Took me forever to find it, but, yes, it’s documented in the Custom Filters part of the Jinja documentation.
You can tell it’s a filter because there’s a “|
” in front of it. Its first positional parameter is the stuff to the left of the “|
”. Additional positional parameters show up in the parentheses, and some filters also take specific named parameters. If you’re really deep into the Python weeds, you can even pass references to parameters with “**
”, but keep your wizard hat and non-conductive soled shoes on when you do that.
Tangent alert: The first words in that section are “Filters are Python functions”, and it really is true. To be fair, Jinja is targeted at Python programmers, not application end users. This is one of the reasons I’ve called Ansible an extension of Python rather than an application written in Python.
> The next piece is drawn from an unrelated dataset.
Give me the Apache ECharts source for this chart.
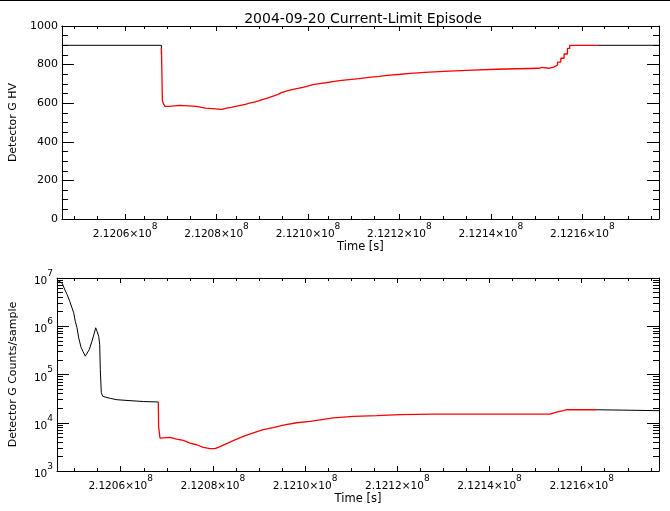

There’s just so much of the underlying language exposed to the user (or the other way around) for me to classify it otherwise. To be fair, the Ansible implementation has come a long way in the last few years toward blunting those sharp edges, but they are still there.
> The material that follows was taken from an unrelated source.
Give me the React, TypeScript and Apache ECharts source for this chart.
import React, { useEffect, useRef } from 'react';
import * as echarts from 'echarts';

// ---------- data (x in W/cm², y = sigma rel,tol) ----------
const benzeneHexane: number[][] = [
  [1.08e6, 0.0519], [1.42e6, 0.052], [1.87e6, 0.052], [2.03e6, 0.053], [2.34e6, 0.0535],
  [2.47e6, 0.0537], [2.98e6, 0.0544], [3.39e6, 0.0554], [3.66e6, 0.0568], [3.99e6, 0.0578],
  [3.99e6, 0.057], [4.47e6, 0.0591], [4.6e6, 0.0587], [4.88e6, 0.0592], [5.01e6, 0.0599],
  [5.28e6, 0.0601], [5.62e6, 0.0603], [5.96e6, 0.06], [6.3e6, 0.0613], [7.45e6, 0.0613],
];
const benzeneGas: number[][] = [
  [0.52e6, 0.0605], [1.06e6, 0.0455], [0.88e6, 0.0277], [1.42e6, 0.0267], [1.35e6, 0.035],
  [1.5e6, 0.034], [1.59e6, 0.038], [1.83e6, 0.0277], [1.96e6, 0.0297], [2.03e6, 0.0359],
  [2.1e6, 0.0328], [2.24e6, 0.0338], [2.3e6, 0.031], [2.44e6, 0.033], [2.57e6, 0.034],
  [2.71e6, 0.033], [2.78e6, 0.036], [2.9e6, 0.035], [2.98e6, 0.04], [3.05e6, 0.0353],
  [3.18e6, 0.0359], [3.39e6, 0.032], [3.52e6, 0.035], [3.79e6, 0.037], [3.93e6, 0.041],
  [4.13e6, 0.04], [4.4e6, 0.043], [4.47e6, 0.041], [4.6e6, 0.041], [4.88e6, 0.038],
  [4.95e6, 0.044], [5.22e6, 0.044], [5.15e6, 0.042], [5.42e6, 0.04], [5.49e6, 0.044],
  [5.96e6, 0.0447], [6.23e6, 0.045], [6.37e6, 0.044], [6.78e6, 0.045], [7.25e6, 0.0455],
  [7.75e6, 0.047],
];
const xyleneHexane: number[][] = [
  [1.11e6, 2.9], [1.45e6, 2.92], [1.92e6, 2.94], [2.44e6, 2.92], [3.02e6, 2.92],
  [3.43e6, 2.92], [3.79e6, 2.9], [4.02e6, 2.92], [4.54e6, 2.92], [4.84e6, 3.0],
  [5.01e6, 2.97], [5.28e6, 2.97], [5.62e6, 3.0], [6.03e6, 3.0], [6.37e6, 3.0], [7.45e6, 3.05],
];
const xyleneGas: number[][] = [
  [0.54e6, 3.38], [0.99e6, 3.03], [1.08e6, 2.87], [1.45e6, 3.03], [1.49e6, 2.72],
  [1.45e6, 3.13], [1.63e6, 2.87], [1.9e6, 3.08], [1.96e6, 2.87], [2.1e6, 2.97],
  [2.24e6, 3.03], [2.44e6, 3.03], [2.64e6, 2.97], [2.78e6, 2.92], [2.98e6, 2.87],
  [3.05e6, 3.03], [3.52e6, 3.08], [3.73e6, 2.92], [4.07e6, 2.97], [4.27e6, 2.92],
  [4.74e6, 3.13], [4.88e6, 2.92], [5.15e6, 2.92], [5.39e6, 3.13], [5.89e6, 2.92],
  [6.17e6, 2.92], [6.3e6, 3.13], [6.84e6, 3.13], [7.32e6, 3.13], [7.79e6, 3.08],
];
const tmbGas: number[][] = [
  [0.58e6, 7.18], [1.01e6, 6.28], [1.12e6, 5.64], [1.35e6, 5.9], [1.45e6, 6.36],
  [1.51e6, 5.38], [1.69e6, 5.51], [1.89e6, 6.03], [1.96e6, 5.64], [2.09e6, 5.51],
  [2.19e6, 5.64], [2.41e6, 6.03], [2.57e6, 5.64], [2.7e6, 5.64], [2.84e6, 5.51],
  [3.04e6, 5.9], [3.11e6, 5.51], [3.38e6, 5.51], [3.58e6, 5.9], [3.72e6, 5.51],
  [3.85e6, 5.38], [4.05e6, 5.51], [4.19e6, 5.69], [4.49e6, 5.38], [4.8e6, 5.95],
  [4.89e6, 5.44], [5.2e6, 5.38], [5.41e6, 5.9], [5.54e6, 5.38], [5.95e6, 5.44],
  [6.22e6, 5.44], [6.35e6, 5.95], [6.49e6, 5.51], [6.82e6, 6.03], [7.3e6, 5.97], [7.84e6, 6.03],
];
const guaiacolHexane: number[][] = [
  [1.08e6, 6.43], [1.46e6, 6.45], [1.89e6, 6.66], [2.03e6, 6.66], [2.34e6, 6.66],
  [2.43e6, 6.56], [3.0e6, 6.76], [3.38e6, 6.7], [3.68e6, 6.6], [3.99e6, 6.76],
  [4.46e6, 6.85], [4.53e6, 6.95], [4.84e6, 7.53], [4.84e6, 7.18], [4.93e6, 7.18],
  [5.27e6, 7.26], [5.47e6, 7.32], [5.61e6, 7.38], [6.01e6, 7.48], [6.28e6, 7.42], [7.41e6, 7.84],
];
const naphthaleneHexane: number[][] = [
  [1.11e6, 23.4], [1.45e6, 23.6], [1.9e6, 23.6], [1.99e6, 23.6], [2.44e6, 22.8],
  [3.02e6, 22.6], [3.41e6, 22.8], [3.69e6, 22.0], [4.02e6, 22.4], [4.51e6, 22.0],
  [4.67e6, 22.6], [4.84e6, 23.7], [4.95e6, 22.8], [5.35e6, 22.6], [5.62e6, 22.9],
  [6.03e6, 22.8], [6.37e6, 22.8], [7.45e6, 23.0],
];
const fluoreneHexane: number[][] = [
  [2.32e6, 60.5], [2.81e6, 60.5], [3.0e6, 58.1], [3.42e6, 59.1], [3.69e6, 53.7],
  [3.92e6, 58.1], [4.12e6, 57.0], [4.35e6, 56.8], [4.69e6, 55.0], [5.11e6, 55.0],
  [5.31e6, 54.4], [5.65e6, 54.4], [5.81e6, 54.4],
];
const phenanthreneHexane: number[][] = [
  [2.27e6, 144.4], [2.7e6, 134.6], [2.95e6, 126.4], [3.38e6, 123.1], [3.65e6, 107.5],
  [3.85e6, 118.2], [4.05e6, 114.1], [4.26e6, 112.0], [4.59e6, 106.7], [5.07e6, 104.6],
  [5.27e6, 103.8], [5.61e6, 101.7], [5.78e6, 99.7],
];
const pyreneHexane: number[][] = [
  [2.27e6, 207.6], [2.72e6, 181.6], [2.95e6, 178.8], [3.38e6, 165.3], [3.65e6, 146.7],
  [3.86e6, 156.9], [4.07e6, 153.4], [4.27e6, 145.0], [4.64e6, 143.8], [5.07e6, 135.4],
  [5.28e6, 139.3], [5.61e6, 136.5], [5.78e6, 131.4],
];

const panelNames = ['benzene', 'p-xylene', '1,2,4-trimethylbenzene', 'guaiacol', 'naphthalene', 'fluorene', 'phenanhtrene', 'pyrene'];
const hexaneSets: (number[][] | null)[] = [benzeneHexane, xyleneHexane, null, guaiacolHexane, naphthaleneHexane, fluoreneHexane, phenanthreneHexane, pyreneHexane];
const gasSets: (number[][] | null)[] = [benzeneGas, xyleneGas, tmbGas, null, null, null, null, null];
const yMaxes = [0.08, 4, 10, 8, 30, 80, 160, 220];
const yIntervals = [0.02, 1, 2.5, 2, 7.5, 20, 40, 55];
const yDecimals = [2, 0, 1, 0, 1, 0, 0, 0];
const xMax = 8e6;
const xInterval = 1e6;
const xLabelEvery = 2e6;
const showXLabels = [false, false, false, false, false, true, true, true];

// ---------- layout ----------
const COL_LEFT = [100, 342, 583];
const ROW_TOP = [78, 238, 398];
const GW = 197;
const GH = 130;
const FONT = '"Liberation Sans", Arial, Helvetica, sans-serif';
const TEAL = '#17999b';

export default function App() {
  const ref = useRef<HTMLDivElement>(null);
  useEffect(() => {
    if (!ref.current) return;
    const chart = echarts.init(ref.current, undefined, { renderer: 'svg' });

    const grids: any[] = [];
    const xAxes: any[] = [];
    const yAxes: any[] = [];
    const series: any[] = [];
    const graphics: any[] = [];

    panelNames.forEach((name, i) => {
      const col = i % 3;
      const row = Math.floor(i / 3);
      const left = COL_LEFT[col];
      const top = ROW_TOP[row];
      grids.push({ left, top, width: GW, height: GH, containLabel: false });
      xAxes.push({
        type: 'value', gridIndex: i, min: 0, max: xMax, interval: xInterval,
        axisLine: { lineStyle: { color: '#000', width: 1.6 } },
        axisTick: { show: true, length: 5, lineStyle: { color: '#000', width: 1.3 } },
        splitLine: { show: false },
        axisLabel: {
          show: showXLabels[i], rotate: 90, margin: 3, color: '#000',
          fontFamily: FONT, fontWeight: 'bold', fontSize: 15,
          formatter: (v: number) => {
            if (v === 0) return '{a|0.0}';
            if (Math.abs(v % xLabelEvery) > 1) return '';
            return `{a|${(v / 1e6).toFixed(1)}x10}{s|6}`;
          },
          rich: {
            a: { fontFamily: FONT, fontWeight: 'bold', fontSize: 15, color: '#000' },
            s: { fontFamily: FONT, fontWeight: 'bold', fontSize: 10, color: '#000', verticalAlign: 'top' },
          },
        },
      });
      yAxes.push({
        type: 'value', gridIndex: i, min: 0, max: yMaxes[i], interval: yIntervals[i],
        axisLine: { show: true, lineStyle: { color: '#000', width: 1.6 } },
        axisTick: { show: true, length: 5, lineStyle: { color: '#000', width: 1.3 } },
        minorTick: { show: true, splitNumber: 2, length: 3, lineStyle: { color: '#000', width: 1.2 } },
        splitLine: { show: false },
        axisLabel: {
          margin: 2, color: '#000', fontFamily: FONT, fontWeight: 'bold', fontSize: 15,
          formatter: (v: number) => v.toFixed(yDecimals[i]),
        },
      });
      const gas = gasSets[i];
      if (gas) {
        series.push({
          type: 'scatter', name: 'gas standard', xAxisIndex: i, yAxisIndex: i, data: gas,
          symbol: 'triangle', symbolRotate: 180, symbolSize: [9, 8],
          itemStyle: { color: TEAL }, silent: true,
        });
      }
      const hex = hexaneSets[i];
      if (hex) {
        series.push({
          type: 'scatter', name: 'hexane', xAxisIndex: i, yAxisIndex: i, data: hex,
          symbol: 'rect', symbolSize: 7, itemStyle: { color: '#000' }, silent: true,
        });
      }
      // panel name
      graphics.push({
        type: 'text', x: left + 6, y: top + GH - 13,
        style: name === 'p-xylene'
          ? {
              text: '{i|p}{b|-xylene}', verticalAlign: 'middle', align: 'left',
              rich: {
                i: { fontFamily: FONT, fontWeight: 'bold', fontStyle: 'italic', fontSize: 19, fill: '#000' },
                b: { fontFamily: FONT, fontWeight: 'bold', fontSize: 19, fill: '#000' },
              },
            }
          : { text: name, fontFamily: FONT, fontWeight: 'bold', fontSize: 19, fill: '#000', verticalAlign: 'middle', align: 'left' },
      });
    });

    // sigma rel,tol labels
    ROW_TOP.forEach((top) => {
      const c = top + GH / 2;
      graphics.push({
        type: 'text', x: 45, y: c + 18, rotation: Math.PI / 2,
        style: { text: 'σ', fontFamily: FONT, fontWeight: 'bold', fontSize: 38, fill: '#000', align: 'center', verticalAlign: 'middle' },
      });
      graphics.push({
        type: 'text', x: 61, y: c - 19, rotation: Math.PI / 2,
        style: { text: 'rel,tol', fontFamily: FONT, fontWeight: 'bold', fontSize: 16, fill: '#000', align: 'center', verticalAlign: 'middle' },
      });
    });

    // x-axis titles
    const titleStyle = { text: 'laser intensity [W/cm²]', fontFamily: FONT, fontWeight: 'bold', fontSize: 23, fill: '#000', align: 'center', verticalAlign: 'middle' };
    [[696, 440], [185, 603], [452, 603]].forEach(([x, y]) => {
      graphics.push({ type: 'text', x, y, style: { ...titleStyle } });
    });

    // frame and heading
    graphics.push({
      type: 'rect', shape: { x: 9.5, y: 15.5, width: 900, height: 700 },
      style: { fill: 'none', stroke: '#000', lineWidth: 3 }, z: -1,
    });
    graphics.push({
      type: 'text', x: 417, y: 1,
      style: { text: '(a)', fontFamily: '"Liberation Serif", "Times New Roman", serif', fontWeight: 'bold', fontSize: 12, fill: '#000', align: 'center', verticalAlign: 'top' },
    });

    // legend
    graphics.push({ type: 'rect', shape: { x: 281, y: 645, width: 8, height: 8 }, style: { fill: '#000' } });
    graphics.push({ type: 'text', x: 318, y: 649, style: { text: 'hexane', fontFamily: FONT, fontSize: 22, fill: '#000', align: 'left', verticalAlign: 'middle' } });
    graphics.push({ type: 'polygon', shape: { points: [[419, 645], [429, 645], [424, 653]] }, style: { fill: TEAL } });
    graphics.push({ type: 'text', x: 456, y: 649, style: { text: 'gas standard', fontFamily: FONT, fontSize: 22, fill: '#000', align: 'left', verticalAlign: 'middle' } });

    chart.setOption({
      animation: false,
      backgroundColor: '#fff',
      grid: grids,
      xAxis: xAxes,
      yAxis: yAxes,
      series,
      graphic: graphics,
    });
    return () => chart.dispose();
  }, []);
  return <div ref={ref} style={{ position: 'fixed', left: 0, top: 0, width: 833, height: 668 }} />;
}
As a counter example, Splunk is also written in Python, but I’ve never seen hints through the user interface that would lead me to guess that. (Although, if you go to write your own Splunk “app”, you’d do it in Python. Splunk custom apps are rather like Ansible plugins in that way.)
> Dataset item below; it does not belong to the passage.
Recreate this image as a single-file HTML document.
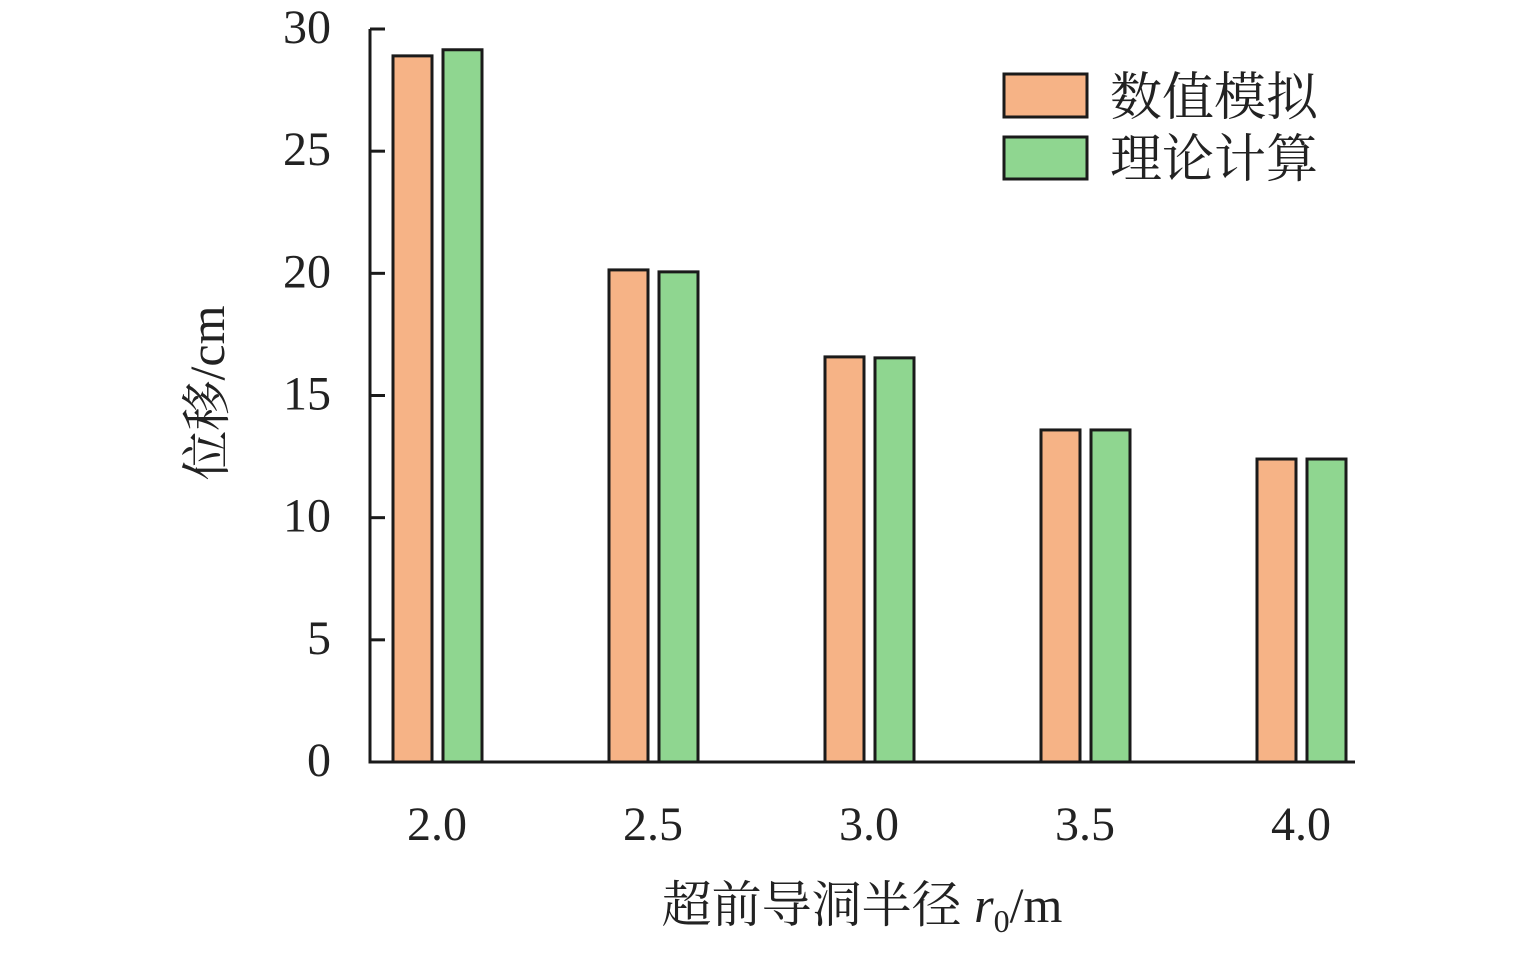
<!DOCTYPE html>
<html><head><meta charset="utf-8"><style>
body{margin:0;background:#fff;}
svg text{font-family:"Liberation Serif","Times New Roman",Times,"Noto Serif CJK SC",serif;fill:#222;}
</style></head><body>
<svg id="chart" width="1535" height="951" xmlns="http://www.w3.org/2000/svg">
<g id="plot"></g>
<g>
<rect x="1004" y="74" width="83" height="43" fill="#f6b386" stroke="#1a1a1a" stroke-width="3"/>
<text x="1110" y="115" font-size="52">数值模拟</text>
<rect x="1004" y="137" width="83" height="42" fill="#8fd690" stroke="#1a1a1a" stroke-width="3"/>
<text x="1110" y="177" font-size="52">理论计算</text>
</g>
<text transform="translate(224,393) rotate(-90)" text-anchor="middle" font-size="50">位移/cm</text>
<text x="862" y="922" text-anchor="middle" font-size="50">超前导洞半径 <tspan font-style="italic">r</tspan><tspan font-size="32" dy="10">0</tspan><tspan dy="-10">/m</tspan></text>
</svg>
<script>
const categories=["2.0","2.5","3.0","3.5","4.0"];
const numericalValues=[28.9,20.14,16.58,13.59,12.4];
const theoryValues=[29.15,20.06,16.54,13.59,12.4];
const yTicks=[0,5,10,15,20,25,30];
const NS="http://www.w3.org/2000/svg";
const g=document.getElementById('plot');
const x0=370,x1=1355,yBase=762,yTop=29;
const yScale=v=>yBase-(v/30)*(yBase-yTop);
const xCenter=i=>437+i*216;
function el(t,a){const e=document.createElementNS(NS,t);for(const k in a)e.setAttribute(k,a[k]);g.appendChild(e);return e;}
categories.forEach((c,i)=>{
  const cx=xCenter(i);
  const b1=el('rect',{x:cx-44,y:yScale(numericalValues[i]),width:39,height:yBase-yScale(numericalValues[i]),fill:'#f6b386',stroke:'#1a1a1a','stroke-width':3});
  
  
  const b2=el('rect',{x:cx+6,y:yScale(theoryValues[i]),width:39,height:yBase-yScale(theoryValues[i]),fill:'#8fd690',stroke:'#1a1a1a','stroke-width':3});
  
  
  const t=el('text',{x:cx,y:840,'text-anchor':'middle','font-size':48});
  t.textContent=c;
  
  
});
yTicks.forEach(v=>{
  const y=yScale(v);
  const tk=el('line',{x1:x0,x2:x0+15,y1:y,y2:y,stroke:'#1a1a1a','stroke-width':3});
  
  
  const t=el('text',{x:331,y:y+14,'text-anchor':'end','font-size':48});
  t.textContent=v;
  
  
});
const ya=el('line',{x1:x0,x2:x0,y1:yTop,y2:yBase+1.5,stroke:'#1a1a1a','stroke-width':3});


const xa=el('line',{x1:x0-1.5,x2:x1,y1:yBase,y2:yBase,stroke:'#1a1a1a','stroke-width':3});


</script>
</body></html>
Another way to think about the “extension of a language” vs “application written in a language” issue is this: If you were to re-implement the existing functionality in some other language, what would that look like? In the case of Ansible, the first thing you’d have to do is create something with semantics frighteningly similar to Python, and that’s the clue. Some of what in retrospect appear to be questionable design decisions in Ansible were in fact properties emergent from the implementation technologies at hand, such as Jinja, and the way they were employed in the early days.
Even farther tangent: I think it’s useful to occasionally think about such questions. If for whatever reasons we chose to start over completely, re-implementing Ansible from scratch with no backward compatible constraints, what would we keep, what would we drop like a hot rock, and what would we do in a different (presumably better) way? It’s not a realistic proposition (or is it?), but it helps shape thinking about how the project evolves. That’s where the value lies in such exercises.